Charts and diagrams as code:

━━━━

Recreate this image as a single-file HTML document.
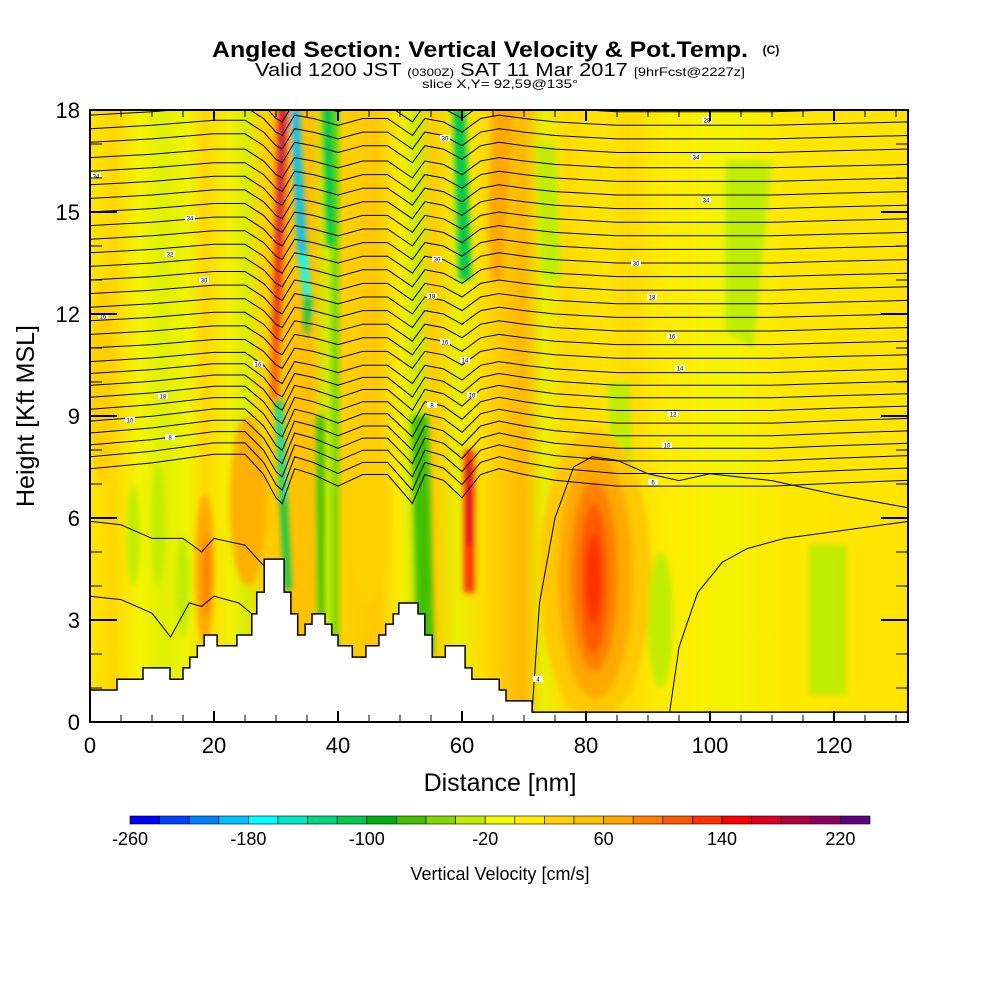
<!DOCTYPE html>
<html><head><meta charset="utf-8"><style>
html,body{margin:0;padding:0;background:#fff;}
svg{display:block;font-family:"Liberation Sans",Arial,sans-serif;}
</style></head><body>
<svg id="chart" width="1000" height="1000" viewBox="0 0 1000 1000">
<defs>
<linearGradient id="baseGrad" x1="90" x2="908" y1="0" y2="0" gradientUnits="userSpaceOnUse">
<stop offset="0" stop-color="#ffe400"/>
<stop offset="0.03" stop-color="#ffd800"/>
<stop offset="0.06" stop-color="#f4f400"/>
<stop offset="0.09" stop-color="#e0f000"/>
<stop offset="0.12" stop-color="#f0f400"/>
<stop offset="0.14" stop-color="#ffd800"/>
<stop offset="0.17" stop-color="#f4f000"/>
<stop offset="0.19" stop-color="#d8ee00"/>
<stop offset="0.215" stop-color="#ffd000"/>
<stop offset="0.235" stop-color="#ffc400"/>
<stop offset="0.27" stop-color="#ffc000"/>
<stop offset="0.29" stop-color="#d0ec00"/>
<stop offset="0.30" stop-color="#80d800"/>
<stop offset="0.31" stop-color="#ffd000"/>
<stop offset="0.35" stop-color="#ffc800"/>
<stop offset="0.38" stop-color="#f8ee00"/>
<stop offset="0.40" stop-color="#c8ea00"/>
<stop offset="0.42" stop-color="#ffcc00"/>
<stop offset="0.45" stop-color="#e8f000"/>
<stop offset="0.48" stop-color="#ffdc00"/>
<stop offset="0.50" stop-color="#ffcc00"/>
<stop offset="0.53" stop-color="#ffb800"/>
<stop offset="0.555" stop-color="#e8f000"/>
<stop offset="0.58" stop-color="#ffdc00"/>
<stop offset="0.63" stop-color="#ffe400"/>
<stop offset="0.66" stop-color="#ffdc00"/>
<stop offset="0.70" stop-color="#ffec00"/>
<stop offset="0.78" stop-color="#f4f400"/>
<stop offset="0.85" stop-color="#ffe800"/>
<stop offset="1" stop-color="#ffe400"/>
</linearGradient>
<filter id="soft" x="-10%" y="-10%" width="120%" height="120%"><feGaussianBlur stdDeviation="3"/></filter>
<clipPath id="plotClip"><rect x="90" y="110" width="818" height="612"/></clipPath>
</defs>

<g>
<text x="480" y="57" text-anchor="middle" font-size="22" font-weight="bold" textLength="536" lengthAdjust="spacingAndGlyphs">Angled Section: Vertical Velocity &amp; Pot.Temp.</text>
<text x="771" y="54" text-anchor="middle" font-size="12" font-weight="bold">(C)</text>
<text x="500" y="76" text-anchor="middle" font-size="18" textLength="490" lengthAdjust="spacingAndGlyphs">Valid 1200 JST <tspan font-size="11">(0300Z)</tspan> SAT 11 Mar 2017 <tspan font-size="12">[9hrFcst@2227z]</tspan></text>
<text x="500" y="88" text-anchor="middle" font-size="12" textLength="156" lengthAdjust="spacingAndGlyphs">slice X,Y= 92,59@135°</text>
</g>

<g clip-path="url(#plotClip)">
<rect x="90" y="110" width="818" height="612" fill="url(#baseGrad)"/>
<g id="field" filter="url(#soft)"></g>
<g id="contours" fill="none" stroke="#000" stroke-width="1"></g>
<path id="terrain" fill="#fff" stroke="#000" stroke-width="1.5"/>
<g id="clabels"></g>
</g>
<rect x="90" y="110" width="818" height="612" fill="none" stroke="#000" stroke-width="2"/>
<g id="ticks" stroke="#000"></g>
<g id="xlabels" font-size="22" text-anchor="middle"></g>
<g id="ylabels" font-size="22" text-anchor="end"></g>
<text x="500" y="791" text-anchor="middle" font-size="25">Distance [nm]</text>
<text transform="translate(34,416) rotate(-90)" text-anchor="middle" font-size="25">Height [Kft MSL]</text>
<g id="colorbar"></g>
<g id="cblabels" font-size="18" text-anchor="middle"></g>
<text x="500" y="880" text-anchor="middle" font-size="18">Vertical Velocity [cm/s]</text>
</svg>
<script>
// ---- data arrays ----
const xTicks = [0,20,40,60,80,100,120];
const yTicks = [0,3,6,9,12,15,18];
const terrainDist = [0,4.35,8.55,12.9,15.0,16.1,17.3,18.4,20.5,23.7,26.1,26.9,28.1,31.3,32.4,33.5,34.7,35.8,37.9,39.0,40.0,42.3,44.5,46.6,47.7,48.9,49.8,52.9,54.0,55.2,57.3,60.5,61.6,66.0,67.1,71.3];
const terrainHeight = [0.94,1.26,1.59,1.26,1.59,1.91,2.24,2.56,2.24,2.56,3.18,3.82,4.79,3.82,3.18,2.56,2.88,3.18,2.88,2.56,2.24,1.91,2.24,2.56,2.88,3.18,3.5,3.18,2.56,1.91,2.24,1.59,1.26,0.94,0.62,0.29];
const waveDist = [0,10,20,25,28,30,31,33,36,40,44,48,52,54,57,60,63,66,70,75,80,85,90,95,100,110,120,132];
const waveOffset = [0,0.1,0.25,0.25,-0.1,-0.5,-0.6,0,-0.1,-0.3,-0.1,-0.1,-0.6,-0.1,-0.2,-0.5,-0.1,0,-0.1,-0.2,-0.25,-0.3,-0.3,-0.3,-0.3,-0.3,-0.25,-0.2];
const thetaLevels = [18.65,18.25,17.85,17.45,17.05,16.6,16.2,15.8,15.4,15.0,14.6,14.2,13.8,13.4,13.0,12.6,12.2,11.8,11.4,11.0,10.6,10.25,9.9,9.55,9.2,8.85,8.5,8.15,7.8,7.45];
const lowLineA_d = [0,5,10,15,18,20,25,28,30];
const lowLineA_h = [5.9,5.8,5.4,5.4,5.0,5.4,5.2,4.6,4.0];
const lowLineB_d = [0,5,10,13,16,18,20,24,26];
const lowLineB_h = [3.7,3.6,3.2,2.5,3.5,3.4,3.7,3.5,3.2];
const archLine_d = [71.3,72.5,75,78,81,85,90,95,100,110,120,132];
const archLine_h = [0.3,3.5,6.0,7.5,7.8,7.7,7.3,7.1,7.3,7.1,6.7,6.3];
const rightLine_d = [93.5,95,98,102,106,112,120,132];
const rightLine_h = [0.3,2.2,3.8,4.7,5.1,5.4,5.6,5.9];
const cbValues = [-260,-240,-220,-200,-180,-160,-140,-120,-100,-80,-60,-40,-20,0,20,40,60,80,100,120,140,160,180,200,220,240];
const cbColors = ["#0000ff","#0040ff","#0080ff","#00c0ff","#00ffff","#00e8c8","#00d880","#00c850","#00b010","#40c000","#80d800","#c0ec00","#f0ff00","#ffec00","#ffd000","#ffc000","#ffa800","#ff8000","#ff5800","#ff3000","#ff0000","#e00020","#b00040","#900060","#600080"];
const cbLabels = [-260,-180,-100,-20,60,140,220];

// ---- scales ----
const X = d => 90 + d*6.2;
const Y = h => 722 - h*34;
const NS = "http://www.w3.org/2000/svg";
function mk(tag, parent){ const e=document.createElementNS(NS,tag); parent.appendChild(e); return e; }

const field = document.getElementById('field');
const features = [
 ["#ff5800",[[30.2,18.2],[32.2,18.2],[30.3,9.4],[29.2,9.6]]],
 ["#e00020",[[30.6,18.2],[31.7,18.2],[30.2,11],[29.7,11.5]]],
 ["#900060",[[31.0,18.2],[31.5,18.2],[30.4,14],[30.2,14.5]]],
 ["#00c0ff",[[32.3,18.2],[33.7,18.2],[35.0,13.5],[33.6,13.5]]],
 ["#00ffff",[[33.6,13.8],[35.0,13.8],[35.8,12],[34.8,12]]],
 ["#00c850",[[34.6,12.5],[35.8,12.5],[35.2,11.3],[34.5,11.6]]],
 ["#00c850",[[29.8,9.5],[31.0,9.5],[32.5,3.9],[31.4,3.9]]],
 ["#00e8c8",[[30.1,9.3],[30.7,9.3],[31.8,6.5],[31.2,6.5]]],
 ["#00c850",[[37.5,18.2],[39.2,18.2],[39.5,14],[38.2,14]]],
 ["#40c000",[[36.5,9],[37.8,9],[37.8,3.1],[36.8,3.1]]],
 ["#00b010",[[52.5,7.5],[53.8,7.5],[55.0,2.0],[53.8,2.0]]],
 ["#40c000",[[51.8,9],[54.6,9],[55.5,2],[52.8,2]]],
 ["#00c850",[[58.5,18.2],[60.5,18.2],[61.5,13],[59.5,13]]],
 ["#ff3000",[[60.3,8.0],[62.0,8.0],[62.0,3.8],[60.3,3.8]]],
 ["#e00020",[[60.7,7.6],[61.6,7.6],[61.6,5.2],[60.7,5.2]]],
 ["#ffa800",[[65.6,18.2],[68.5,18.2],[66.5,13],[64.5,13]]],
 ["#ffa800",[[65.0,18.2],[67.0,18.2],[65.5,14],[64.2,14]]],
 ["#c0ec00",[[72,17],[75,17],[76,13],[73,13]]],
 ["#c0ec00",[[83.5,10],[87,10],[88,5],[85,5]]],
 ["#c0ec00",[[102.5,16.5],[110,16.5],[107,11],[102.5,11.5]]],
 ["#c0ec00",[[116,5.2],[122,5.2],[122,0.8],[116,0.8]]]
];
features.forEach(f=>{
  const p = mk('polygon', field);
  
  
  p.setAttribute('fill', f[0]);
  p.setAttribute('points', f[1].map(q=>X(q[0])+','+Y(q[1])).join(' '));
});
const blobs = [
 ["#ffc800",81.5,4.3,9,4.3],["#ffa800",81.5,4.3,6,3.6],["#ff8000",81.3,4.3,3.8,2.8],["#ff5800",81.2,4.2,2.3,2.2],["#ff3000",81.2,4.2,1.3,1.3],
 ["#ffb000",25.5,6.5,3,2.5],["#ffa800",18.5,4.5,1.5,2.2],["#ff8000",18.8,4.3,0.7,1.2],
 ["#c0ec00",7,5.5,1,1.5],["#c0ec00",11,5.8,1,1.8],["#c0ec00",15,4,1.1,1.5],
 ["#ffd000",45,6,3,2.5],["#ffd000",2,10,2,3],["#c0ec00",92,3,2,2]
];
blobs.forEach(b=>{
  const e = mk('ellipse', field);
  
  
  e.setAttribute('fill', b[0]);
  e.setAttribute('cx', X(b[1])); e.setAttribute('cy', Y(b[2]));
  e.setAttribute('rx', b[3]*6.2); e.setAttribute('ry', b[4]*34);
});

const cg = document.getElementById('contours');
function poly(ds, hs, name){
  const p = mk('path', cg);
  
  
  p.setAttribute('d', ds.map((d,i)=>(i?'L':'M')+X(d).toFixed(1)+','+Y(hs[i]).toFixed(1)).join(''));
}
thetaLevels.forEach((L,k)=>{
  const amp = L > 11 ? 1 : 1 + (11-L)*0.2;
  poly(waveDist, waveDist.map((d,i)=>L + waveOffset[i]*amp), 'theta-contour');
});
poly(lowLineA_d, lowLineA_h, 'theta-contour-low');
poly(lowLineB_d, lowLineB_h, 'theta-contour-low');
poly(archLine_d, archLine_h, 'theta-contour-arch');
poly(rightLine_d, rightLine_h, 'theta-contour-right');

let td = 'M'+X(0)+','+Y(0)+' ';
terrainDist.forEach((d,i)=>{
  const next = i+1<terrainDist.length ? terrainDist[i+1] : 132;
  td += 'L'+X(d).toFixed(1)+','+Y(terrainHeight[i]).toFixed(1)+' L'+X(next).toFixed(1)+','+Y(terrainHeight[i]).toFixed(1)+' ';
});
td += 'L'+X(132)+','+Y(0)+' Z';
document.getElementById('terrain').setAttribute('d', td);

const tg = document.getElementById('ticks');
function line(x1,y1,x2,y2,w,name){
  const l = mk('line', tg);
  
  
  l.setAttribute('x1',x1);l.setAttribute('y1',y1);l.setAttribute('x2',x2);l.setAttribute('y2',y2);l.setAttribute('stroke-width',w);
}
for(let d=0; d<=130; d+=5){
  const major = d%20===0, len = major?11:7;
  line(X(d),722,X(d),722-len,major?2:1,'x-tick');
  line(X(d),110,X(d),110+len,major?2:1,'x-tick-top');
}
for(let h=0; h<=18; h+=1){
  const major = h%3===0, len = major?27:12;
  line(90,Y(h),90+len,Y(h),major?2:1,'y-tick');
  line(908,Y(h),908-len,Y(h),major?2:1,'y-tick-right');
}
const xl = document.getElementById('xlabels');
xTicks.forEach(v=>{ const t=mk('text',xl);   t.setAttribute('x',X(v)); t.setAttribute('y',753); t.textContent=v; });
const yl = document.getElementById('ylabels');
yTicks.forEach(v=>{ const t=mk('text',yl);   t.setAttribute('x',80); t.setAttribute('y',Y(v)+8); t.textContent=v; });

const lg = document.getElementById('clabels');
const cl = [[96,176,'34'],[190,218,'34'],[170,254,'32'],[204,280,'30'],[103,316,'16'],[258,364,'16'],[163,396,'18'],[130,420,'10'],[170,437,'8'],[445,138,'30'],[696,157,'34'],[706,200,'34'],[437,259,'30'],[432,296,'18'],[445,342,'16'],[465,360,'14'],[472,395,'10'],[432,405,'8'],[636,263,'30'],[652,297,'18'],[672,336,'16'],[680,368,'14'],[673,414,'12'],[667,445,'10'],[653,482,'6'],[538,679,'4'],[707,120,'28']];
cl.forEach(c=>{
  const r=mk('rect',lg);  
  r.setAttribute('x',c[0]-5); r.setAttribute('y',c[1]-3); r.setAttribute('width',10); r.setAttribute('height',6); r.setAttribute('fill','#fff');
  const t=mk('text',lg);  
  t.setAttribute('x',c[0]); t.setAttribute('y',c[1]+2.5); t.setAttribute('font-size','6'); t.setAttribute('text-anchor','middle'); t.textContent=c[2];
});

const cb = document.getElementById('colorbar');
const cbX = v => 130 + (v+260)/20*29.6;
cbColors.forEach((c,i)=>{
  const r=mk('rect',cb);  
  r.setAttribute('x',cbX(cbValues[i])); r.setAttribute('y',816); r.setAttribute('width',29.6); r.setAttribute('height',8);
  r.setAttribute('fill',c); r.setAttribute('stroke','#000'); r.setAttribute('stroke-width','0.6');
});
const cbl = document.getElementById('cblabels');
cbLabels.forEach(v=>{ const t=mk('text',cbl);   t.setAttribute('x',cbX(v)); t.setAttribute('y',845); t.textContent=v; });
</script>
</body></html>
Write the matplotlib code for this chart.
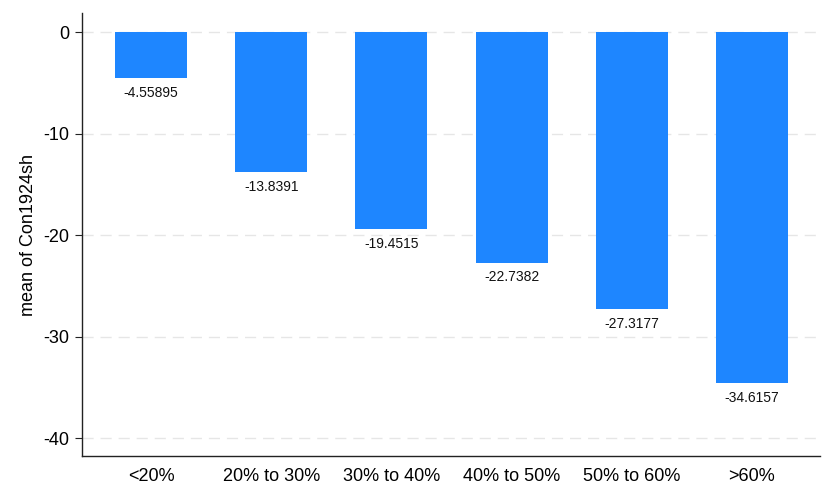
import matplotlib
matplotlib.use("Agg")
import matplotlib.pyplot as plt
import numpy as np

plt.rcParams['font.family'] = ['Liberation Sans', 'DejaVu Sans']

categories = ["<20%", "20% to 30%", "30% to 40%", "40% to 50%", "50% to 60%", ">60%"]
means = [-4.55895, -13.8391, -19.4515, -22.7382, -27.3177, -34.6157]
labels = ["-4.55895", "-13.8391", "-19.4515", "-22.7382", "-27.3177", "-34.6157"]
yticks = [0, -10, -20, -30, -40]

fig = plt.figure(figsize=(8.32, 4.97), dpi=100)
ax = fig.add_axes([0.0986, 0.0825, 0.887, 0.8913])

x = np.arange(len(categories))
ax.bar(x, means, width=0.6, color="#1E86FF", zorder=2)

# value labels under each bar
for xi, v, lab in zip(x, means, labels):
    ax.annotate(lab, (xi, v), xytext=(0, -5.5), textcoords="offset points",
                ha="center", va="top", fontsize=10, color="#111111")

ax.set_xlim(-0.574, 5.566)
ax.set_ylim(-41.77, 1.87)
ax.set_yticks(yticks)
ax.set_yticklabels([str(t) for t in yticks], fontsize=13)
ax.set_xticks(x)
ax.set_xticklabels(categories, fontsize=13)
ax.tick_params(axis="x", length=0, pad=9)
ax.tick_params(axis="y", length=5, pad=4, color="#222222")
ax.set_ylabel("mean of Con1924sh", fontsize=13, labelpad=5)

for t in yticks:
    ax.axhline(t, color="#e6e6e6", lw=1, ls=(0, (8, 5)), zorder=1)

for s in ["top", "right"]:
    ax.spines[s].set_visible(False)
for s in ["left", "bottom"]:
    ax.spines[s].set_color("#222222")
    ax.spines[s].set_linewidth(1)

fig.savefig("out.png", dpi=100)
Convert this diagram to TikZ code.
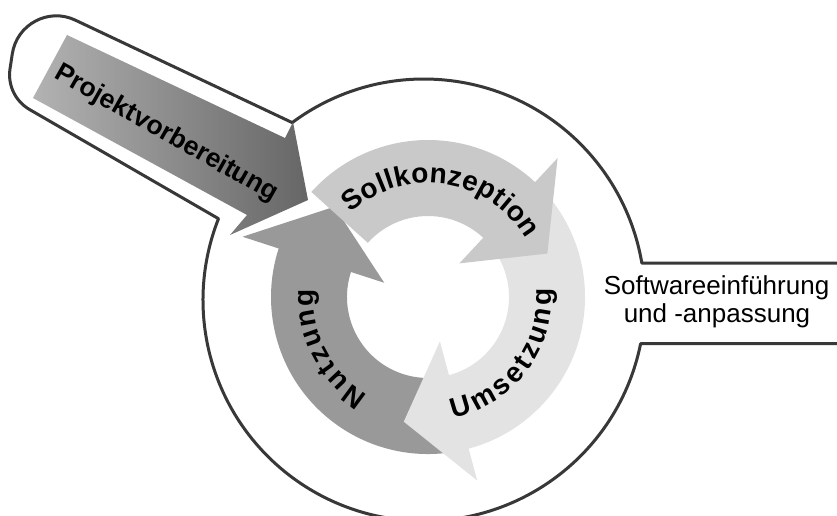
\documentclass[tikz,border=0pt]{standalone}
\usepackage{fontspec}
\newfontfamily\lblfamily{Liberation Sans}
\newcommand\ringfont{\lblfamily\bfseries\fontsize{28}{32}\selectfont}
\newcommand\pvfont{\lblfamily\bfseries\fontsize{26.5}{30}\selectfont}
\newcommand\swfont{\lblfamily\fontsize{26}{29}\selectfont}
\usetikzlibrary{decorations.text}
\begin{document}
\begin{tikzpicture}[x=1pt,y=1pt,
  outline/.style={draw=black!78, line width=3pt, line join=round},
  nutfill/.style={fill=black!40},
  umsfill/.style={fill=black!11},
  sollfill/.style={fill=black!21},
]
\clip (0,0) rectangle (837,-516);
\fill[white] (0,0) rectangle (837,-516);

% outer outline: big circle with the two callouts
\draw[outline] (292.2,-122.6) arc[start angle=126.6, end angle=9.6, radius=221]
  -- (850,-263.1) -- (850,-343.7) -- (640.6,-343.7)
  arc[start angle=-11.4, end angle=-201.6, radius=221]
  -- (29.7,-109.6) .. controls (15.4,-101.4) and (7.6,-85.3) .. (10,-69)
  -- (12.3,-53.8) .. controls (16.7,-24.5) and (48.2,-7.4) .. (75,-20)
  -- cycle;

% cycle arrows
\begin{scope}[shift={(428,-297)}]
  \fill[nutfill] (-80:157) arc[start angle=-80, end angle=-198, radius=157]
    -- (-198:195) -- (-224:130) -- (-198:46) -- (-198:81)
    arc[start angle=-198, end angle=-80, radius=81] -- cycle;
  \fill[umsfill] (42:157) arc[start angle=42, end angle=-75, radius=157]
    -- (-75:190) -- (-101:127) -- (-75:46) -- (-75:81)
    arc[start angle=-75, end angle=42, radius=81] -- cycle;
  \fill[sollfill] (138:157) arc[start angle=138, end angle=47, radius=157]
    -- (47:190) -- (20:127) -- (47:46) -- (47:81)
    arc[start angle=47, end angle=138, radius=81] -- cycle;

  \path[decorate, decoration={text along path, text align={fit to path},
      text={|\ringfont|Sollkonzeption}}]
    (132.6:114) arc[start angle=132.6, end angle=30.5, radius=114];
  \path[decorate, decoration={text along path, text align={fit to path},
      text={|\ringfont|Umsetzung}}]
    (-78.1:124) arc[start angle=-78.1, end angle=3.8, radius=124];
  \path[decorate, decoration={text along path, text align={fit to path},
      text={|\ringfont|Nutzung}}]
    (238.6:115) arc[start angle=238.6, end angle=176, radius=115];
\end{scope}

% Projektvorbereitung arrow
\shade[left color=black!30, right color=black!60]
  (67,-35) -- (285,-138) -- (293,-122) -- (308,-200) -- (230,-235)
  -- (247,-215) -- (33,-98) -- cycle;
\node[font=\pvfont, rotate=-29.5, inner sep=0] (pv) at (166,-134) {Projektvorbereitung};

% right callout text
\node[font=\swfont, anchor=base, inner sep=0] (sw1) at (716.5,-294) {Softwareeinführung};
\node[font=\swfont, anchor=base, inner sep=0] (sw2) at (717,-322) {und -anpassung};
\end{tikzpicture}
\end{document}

━━━━

# [Written request]
Check every line of the listing for the string "matplotlib" and report how many lines have it, as a number alone.

# [Final answer]
4